Monday, the Black News Channel made its debut as the first 24-hour African American news network. BNC is the only television news network with news programming gathered, written, and produced “by black people for black people.” This notable trademark along with the collaboration of Black communities is what will allow the BNC to grow and maintain as a powerhouse network years from now.
In addition to local, state and national news, BNC showcases a range of daily segments from sports to black businesses, films, money management, and Historical Black Colleges and Universities highlights.
Director of Communications Tommy Ross expressed this sort of diversity that stands out from any other news network.
“What’s different about the Black News Channel is that it will ultimately prove to be a transformational experience not just for the Black community but for the country as a whole,” said Ross. “What we are going to demonstrate with our recording is that there is a whole other side to the diverse perspective and experiences that exist within the Black community that most people are not aware of and that many people in our own community are not aware of.”
BNC’s Chairman and Founder J.C. Watts Jr. expressed that as the first Black 24-hour news network located in the state capital of Tallahassee, the combination of technology, community, and resources is a recipe for years of success.
Reaching over 30 million households BNC caters to the Black community by engaging them in the nation’s social, economic, and political discussions and debates while shedding a light on the misconceptions of Black communities.
The BNC proudly shares its collaboration with HBCU’s across the nation as it offers internships and training for upcoming journalists. Not only that, BNC’s neighboring connection with Florida A&M University has sparked a partnership with students and the network’s job opportunities.
FAMU alum and employee of BNC Kenneth Thomas shared his excitement about BNC’s connection with HBCU’s.
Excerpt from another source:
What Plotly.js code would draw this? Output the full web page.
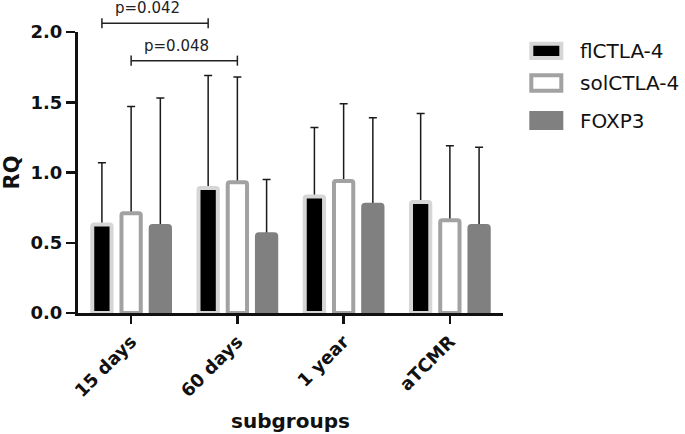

“We (HBCU’s) don’t get the level of publicity as other universities,” said Thomas. “Being that they have been given a platform front and center I think it is a great opportunity.”
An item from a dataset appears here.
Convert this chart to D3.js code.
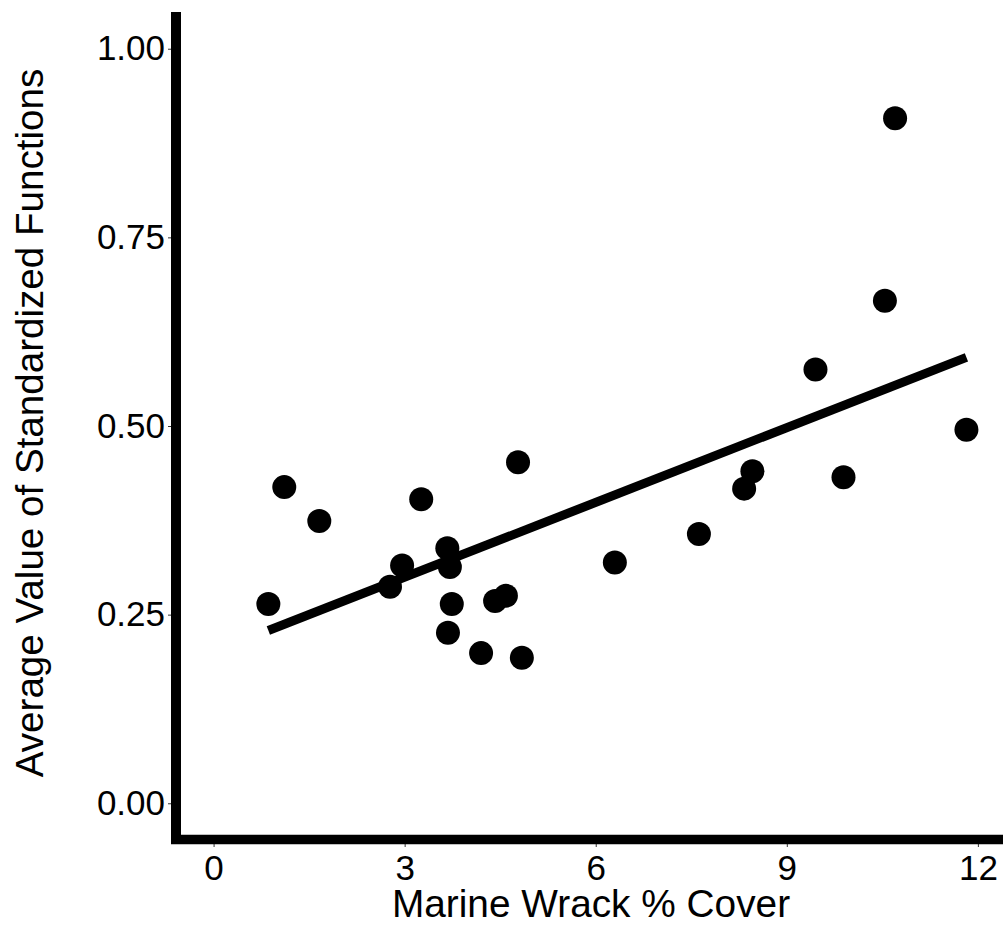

First-year broadcast journalism scholar Maya Ellison looks up to BNC as a light for minority engagement.
“We look for role models in life,” said Ellison. “Journalism sometimes doesn’t touch on the subject that there needs to be more minority engagement within the field. People look at that for inspiration.”
Though culturally specific, BNC has a goal to be a valuable tool for anybody that wants to gain a broader perspective of the African American community.
Kicking off Black History Month with a little history of their own, BNC is striving to make an impact and serve all in its community. Watts sees nothing less than success in the future from his team.
“We have a good team and staff put together,” said Watts. “We will be better next week than we were this week, better next month than we were this month, and better next year than we were this year.”
Florida A&M University’s College of Law in Orlando will host as a venue later this month for BNC’s community announcement with Spectrum, one of their distributors.
BNC will be available on Spectrum, Xfinity-1, Platform and Dish Networks along with Smart TVs, Xumo and Roku.